▶ **What to work on**: Copy out the data below as written; omit any images.

(Dataset records)
-----
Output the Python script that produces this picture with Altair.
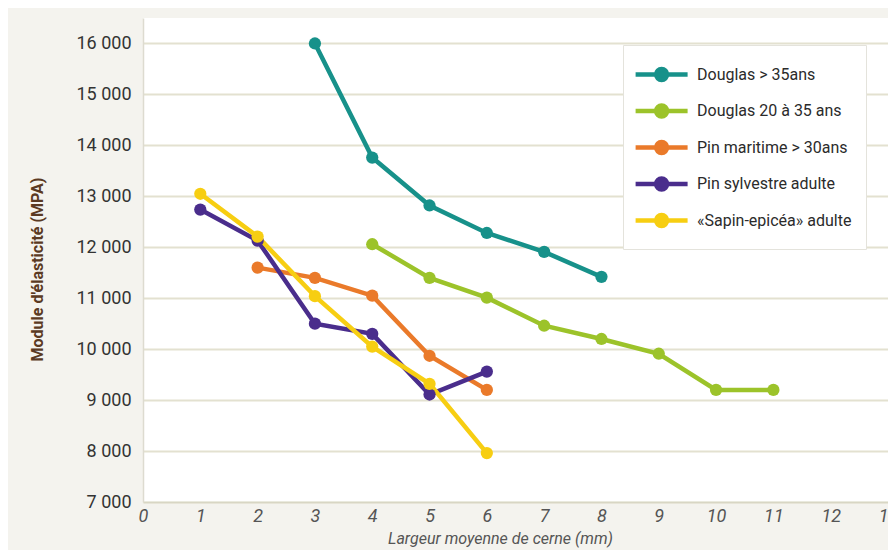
import altair as alt
import pandas as pd

series = ["Douglas > 35ans", "Douglas 20 à 35 ans", "Pin maritime > 30ans",
          "Pin sylvestre adulte", "«Sapin-epicéa» adulte"]
colors = ["#17918a", "#9cc32a", "#ea7a2a", "#4a2d8c", "#f7ce12"]

douglas35_x = [3, 4, 5, 6, 7, 8]
douglas35_y = [16000, 13760, 12820, 12280, 11910, 11420]
douglas20_x = [4, 5, 6, 7, 8, 9, 10, 11]
douglas20_y = [12060, 11400, 11010, 10460, 10200, 9910, 9200, 9200]
maritime_x = [2, 3, 4, 5, 6]
maritime_y = [11600, 11400, 11050, 9870, 9200]
sylvestre_x = [1, 2, 3, 4, 5, 6]
sylvestre_y = [12740, 12130, 10500, 10300, 9110, 9560]
sapin_x = [1, 2, 3, 4, 5, 6]
sapin_y = [13050, 12210, 11040, 10050, 9320, 7960]

xs = [douglas35_x, douglas20_x, maritime_x, sylvestre_x, sapin_x]
ys = [douglas35_y, douglas20_y, maritime_y, sylvestre_y, sapin_y]

rows = []
for i, (name, xv, yv) in enumerate(zip(series, xs, ys)):
    for j, (a, b) in enumerate(zip(xv, yv)):
        rows.append({"serie": name, "order": i, "idx": j, "x": a, "y": b})
df = pd.DataFrame(rows)

font = "Roboto"

color = alt.Color(
    "serie:N",
    scale=alt.Scale(domain=series, range=colors),
    legend=alt.Legend(
        title=None,
        orient="none",
        legendX=480,
        legendY=27,
        fillColor="white",
        strokeColor="#e4e3dc",
        padding=14,
        symbolType="M-1.3,0H2.7M0.28,0A0.42,0.42 0 1,0 1.12,0A0.42,0.42 0 1,0 0.28,0",
        symbolSize=676,
        symbolStrokeWidth=4.5,
        labelFont=font,
        labelFontSize=16,
        labelColor="#2b2b2b",
        labelOffset=29,
        rowPadding=6.5,
        labelLimit=300,
    ),
)

x = alt.X(
    "x:Q",
    scale=alt.Scale(domain=[0, 13], nice=False),
    axis=alt.Axis(
        values=list(range(0, 14)),
        title="Largeur moyenne de cerne (mm)",
        grid=False,
        ticks=False,
        labelFontStyle="italic",
        labelFontSize=18,
        labelColor="#555555",
        labelFont=font,
        labelPadding=5,
        domainColor="#d8d6c4",
        domainWidth=1.5,
        titleFont=font,
        titleFontStyle="italic",
        titleFontWeight="normal",
        titleFontSize=16,
        titleColor="#555555",
        titleX=357,
        titleY=36,
        titleBaseline="middle",
        labelFlush=False,
    ),
)
y = alt.Y(
    "y:Q",
    scale=alt.Scale(domain=[7000, 16500], nice=False, zero=False),
    axis=alt.Axis(
        values=list(range(7000, 17000, 1000)),
        labelExpr="replace(format(datum.value, ','), ',', ' ')",
        title="Module d'élasticité (MPA)",
        ticks=False,
        gridColor="#e3e1d0",
        gridWidth=2,
        labelFontSize=18,
        labelColor="#333333",
        labelFont=font,
        labelPadding=12,
        domainColor="#dddbd0",
        domainWidth=1.5,
        titleFont=font,
        titleFontWeight="bold",
        titleFontSize=16,
        titleColor="#5b3a22",
        titleX=-98,
        titleY=251,
        titleAngle=270,
        titleBaseline="bottom",
    ),
)

base = alt.Chart(df)
lines = base.mark_line(strokeWidth=4.5).encode(
    x=x, y=y, color=color, order="idx:Q", detail="serie:N"
)
points = base.mark_circle(size=150, opacity=1).encode(
    x=x, y=y, color=alt.Color("serie:N", scale=alt.Scale(domain=series, range=colors), legend=None)
)

chart = alt.layer(lines, points).properties(
    width=745,
    height=484,
    background="#f4f3ee",
    padding={"left": 135, "top": 10, "right": 0, "bottom": 48},
    autosize=alt.AutoSizeParams(type="none"),
).configure_view(fill="white", stroke=None)

chart.save("out.html", embed_options={"renderer": "svg", "actions": False})
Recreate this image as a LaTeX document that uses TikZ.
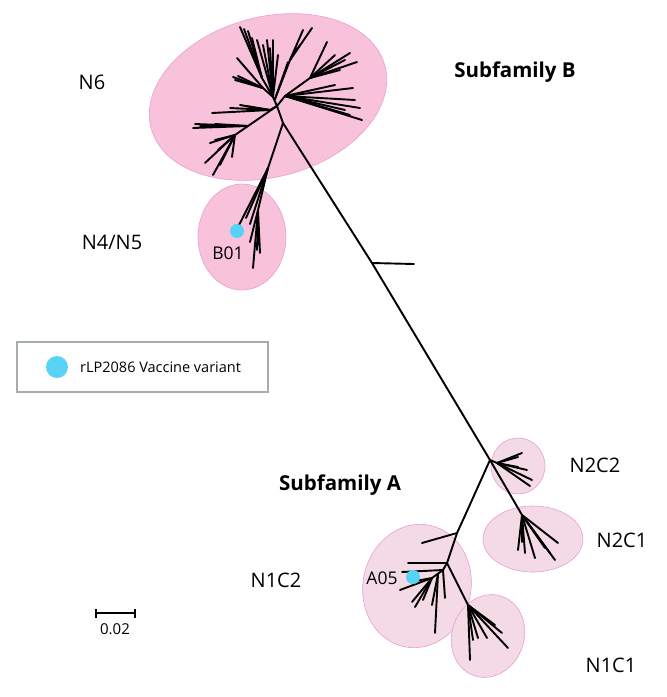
-----
▶ **Solution**:
Output the Python script that produces this picture with Altair.
import altair as alt
import pandas as pd

series = ["Douglas > 35ans", "Douglas 20 à 35 ans", "Pin maritime > 30ans",
          "Pin sylvestre adulte", "«Sapin-epicéa» adulte"]
colors = ["#17918a", "#9cc32a", "#ea7a2a", "#4a2d8c", "#f7ce12"]

douglas35_x = [3, 4, 5, 6, 7, 8]
douglas35_y = [16000, 13760, 12820, 12280, 11910, 11420]
douglas20_x = [4, 5, 6, 7, 8, 9, 10, 11]
douglas20_y = [12060, 11400, 11010, 10460, 10200, 9910, 9200, 9200]
maritime_x = [2, 3, 4, 5, 6]
maritime_y = [11600, 11400, 11050, 9870, 9200]
sylvestre_x = [1, 2, 3, 4, 5, 6]
sylvestre_y = [12740, 12130, 10500, 10300, 9110, 9560]
sapin_x = [1, 2, 3, 4, 5, 6]
sapin_y = [13050, 12210, 11040, 10050, 9320, 7960]

xs = [douglas35_x, douglas20_x, maritime_x, sylvestre_x, sapin_x]
ys = [douglas35_y, douglas20_y, maritime_y, sylvestre_y, sapin_y]

rows = []
for i, (name, xv, yv) in enumerate(zip(series, xs, ys)):
    for j, (a, b) in enumerate(zip(xv, yv)):
        rows.append({"serie": name, "order": i, "idx": j, "x": a, "y": b})
df = pd.DataFrame(rows)

font = "Roboto"

color = alt.Color(
    "serie:N",
    scale=alt.Scale(domain=series, range=colors),
    legend=alt.Legend(
        title=None,
        orient="none",
        legendX=480,
        legendY=27,
        fillColor="white",
        strokeColor="#e4e3dc",
        padding=14,
        symbolType="M-1.3,0H2.7M0.28,0A0.42,0.42 0 1,0 1.12,0A0.42,0.42 0 1,0 0.28,0",
        symbolSize=676,
        symbolStrokeWidth=4.5,
        labelFont=font,
        labelFontSize=16,
        labelColor="#2b2b2b",
        labelOffset=29,
        rowPadding=6.5,
        labelLimit=300,
    ),
)

x = alt.X(
    "x:Q",
    scale=alt.Scale(domain=[0, 13], nice=False),
    axis=alt.Axis(
        values=list(range(0, 14)),
        title="Largeur moyenne de cerne (mm)",
        grid=False,
        ticks=False,
        labelFontStyle="italic",
        labelFontSize=18,
        labelColor="#555555",
        labelFont=font,
        labelPadding=5,
        domainColor="#d8d6c4",
        domainWidth=1.5,
        titleFont=font,
        titleFontStyle="italic",
        titleFontWeight="normal",
        titleFontSize=16,
        titleColor="#555555",
        titleX=357,
        titleY=36,
        titleBaseline="middle",
        labelFlush=False,
    ),
)
y = alt.Y(
    "y:Q",
    scale=alt.Scale(domain=[7000, 16500], nice=False, zero=False),
    axis=alt.Axis(
        values=list(range(7000, 17000, 1000)),
        labelExpr="replace(format(datum.value, ','), ',', ' ')",
        title="Module d'élasticité (MPA)",
        ticks=False,
        gridColor="#e3e1d0",
        gridWidth=2,
        labelFontSize=18,
        labelColor="#333333",
        labelFont=font,
        labelPadding=12,
        domainColor="#dddbd0",
        domainWidth=1.5,
        titleFont=font,
        titleFontWeight="bold",
        titleFontSize=16,
        titleColor="#5b3a22",
        titleX=-98,
        titleY=251,
        titleAngle=270,
        titleBaseline="bottom",
    ),
)

base = alt.Chart(df)
lines = base.mark_line(strokeWidth=4.5).encode(
    x=x, y=y, color=color, order="idx:Q", detail="serie:N"
)
points = base.mark_circle(size=150, opacity=1).encode(
    x=x, y=y, color=alt.Color("serie:N", scale=alt.Scale(domain=series, range=colors), legend=None)
)

chart = alt.layer(lines, points).properties(
    width=745,
    height=484,
    background="#f4f3ee",
    padding={"left": 135, "top": 10, "right": 0, "bottom": 48},
    autosize=alt.AutoSizeParams(type="none"),
).configure_view(fill="white", stroke=None)

chart.save("out.html", embed_options={"renderer": "svg", "actions": False})
Recreate this image as a LaTeX document that uses TikZ.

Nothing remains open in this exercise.